• Instructions to follow: Check each line of the material. Copy those containing "code".

• Task data:

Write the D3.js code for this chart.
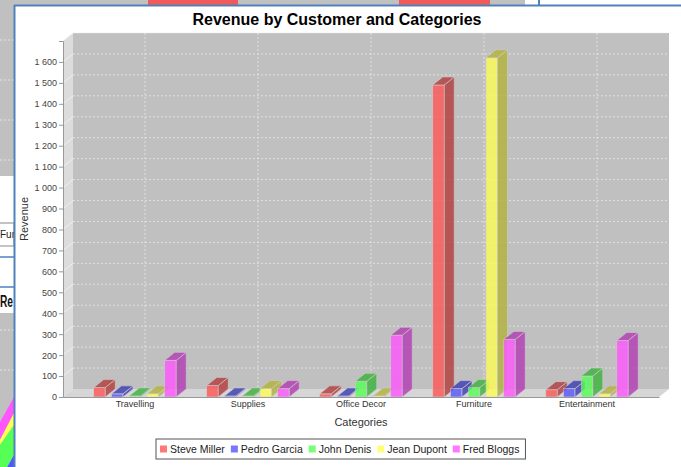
* * *
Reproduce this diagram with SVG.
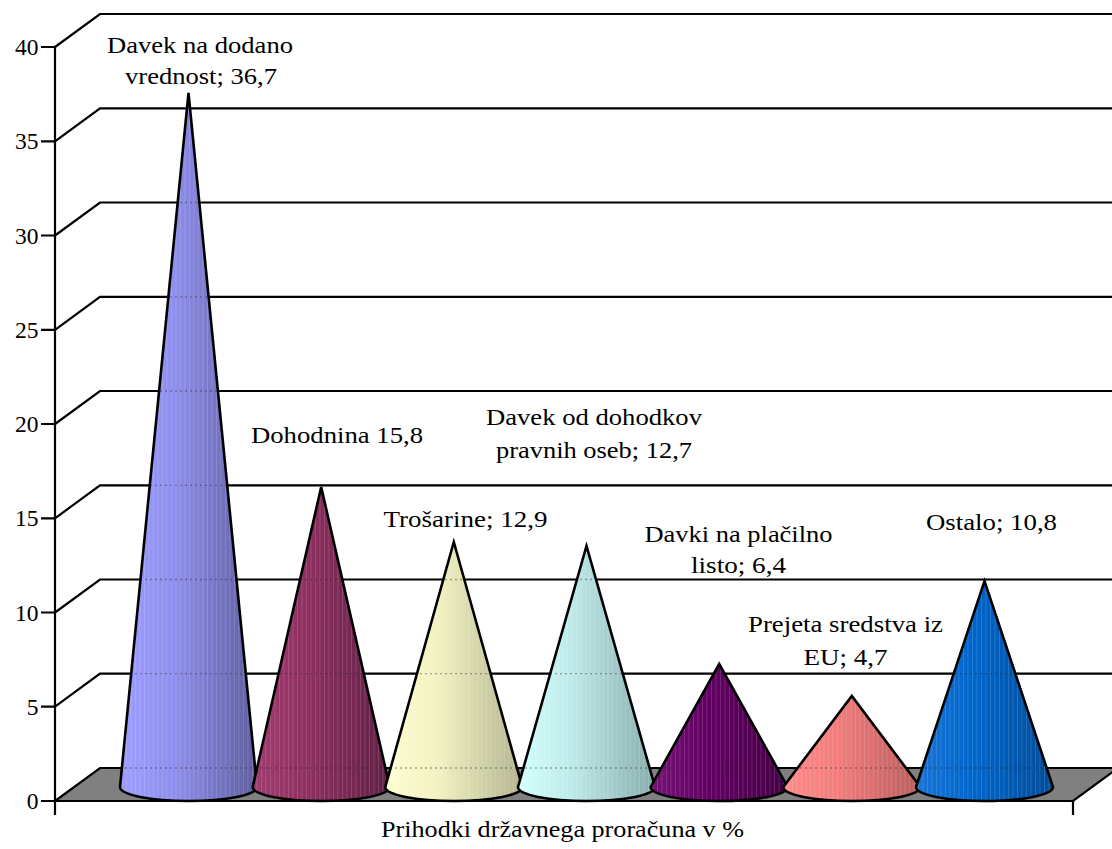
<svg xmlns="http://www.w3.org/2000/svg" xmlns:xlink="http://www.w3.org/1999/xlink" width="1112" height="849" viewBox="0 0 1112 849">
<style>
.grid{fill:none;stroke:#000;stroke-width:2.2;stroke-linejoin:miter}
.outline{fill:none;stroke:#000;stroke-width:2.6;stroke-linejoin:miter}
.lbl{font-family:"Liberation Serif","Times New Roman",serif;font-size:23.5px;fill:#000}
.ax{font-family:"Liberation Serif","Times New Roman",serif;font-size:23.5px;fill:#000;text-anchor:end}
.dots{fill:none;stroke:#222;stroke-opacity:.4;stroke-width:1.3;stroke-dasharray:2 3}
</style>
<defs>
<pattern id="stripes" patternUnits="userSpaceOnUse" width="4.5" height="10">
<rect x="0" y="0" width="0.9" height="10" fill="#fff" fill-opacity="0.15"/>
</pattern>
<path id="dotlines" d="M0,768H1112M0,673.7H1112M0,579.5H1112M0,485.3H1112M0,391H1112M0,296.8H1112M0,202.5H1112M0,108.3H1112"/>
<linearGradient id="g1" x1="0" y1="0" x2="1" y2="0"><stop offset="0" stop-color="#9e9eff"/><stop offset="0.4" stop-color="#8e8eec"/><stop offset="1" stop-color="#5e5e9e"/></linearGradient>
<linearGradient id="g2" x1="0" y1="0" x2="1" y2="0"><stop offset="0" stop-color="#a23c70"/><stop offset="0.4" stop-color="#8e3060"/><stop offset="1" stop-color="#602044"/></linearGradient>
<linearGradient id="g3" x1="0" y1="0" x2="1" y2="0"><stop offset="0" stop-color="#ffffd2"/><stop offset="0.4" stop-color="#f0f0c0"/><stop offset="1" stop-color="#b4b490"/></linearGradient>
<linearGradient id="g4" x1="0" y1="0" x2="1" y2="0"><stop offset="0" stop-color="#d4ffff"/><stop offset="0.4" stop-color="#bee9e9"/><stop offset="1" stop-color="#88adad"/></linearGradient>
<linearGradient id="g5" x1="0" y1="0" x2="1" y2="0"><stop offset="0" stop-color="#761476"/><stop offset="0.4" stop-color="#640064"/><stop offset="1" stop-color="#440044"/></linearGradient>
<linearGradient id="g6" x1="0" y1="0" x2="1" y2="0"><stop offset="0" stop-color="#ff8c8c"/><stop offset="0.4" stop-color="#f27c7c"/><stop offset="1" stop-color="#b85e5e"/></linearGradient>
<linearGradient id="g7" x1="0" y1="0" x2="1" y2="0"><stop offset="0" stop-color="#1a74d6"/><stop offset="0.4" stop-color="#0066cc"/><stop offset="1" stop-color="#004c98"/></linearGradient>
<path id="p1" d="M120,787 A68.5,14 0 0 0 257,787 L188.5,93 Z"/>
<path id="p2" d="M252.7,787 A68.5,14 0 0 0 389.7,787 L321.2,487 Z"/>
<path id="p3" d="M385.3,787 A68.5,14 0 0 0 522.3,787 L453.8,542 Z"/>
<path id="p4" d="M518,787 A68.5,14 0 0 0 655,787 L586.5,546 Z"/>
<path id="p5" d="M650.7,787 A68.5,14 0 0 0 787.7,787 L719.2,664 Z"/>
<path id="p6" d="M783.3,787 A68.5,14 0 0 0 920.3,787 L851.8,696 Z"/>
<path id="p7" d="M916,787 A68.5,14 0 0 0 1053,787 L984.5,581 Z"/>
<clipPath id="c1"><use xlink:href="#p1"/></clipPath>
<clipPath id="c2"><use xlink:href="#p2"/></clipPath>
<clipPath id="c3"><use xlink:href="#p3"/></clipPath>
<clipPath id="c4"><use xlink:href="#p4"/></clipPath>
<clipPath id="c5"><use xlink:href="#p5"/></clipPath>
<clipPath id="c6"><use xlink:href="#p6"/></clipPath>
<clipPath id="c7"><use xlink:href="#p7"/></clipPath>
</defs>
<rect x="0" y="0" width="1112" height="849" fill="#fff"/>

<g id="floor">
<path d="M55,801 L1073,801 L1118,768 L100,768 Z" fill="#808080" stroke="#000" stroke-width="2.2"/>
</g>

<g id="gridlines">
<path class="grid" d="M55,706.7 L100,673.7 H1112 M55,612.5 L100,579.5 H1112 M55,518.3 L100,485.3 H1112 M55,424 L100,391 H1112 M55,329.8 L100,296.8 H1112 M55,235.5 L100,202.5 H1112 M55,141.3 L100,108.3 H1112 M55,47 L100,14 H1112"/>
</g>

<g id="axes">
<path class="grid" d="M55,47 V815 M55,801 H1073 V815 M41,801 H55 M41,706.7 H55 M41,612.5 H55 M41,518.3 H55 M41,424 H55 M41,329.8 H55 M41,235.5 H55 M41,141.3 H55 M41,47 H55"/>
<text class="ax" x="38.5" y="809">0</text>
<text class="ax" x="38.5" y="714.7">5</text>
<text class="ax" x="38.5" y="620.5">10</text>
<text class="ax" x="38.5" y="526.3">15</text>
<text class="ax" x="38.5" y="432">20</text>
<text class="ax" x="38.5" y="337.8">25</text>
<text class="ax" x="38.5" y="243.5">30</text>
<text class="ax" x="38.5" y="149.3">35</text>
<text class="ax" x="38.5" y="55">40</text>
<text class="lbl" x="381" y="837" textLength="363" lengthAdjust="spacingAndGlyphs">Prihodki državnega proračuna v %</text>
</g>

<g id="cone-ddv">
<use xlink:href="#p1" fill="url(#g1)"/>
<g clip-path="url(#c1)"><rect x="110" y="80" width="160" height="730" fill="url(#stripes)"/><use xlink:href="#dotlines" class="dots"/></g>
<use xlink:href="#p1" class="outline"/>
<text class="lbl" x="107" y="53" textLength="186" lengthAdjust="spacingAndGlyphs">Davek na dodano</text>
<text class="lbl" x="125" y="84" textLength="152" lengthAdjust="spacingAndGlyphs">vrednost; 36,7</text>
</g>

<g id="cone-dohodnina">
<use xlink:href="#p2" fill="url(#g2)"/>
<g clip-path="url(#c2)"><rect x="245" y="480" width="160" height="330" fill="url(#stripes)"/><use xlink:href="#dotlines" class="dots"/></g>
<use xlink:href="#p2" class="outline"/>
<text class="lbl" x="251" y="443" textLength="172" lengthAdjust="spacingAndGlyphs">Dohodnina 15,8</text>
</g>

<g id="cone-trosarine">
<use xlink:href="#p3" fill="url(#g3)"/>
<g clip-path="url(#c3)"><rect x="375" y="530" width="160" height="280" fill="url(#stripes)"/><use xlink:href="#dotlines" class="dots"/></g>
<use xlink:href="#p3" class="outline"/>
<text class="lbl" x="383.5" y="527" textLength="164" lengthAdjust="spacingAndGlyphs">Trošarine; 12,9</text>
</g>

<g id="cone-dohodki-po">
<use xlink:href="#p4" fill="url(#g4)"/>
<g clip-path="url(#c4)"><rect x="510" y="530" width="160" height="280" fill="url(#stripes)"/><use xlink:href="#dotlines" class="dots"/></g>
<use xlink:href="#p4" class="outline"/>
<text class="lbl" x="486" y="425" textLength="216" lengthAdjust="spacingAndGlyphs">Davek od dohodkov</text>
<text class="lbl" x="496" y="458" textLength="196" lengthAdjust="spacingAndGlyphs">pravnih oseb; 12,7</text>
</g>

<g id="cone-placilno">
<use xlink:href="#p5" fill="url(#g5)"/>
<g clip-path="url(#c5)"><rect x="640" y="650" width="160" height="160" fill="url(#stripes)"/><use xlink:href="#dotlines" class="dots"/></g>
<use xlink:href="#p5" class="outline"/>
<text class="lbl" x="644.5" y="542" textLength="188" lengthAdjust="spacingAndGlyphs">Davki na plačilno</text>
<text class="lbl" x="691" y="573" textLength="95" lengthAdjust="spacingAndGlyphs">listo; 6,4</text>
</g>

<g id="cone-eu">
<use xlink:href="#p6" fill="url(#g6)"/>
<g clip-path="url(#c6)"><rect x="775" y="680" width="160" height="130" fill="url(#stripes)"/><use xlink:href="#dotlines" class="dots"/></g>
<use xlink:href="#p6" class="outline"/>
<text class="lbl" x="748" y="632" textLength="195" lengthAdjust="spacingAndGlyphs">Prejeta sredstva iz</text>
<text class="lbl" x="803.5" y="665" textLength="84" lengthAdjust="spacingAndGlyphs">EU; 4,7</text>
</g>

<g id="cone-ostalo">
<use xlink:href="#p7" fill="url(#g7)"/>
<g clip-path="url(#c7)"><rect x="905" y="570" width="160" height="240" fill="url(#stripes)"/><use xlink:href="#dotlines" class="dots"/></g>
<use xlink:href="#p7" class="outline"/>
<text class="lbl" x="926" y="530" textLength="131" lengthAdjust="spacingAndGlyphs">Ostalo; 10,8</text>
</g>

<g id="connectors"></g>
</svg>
* * *
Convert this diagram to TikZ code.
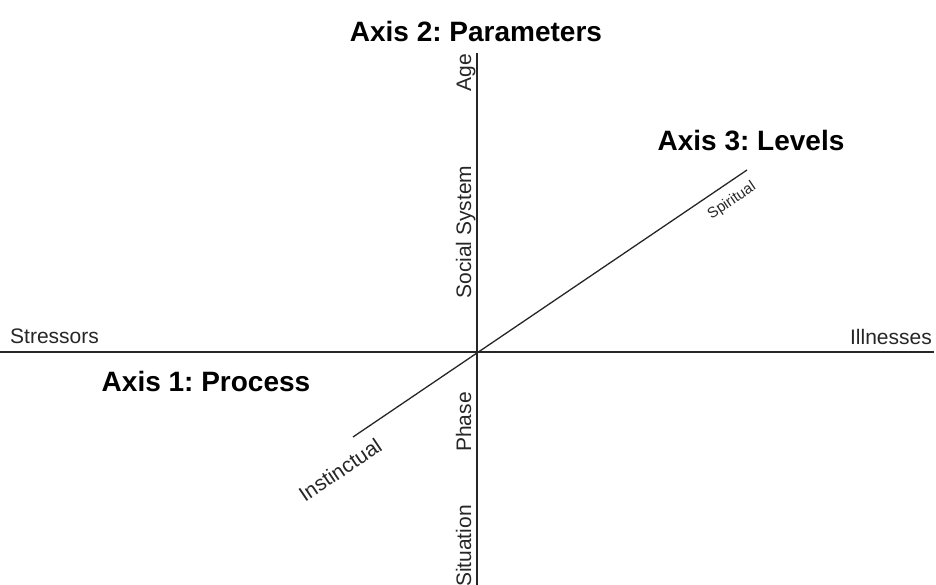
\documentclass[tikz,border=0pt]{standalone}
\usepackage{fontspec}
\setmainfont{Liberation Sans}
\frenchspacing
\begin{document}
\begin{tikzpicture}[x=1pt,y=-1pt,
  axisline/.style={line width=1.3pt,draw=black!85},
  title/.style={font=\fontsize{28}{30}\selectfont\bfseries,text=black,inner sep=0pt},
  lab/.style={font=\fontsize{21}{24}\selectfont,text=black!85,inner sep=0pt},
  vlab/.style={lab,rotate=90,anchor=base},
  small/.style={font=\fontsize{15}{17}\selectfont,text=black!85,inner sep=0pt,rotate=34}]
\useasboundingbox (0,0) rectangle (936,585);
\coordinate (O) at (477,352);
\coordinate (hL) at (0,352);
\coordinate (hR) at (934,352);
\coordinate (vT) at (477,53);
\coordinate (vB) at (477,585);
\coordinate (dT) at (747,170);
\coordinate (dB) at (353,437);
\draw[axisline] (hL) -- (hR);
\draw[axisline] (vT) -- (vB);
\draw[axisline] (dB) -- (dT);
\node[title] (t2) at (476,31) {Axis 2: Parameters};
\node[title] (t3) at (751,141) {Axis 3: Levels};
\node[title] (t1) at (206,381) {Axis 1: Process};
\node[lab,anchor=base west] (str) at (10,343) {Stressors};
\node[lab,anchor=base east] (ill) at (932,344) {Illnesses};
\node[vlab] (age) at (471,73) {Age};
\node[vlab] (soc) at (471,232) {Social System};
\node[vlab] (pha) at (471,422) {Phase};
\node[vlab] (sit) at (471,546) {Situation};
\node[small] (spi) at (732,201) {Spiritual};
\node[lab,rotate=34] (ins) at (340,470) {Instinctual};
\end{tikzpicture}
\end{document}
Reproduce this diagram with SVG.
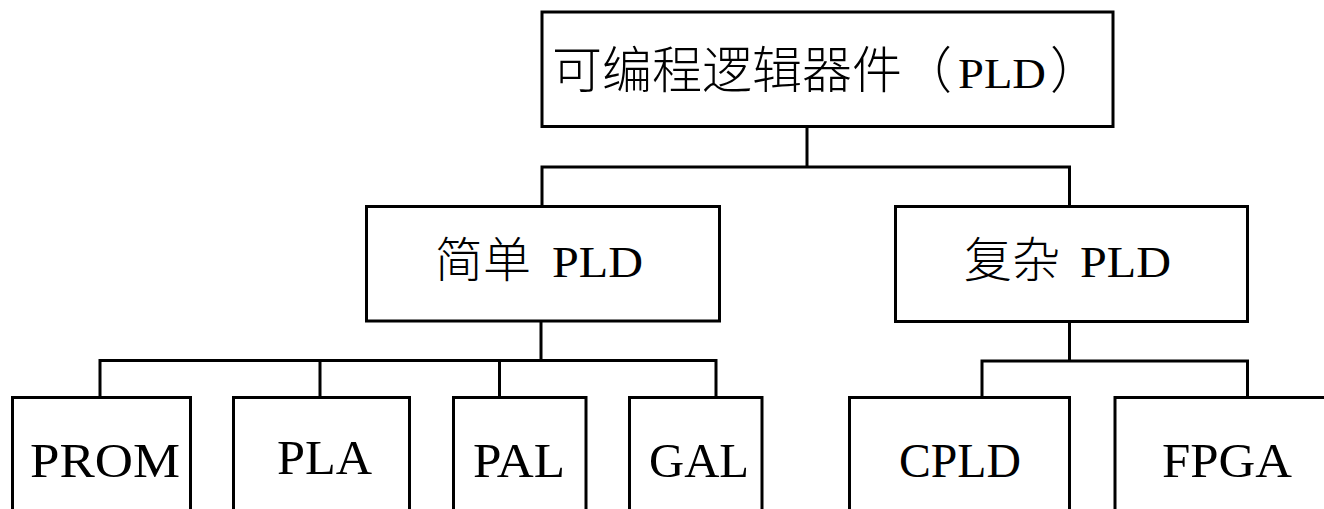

• Result for this task:
Write the D3.js code for this chart.
Convert this diagram to TikZ code.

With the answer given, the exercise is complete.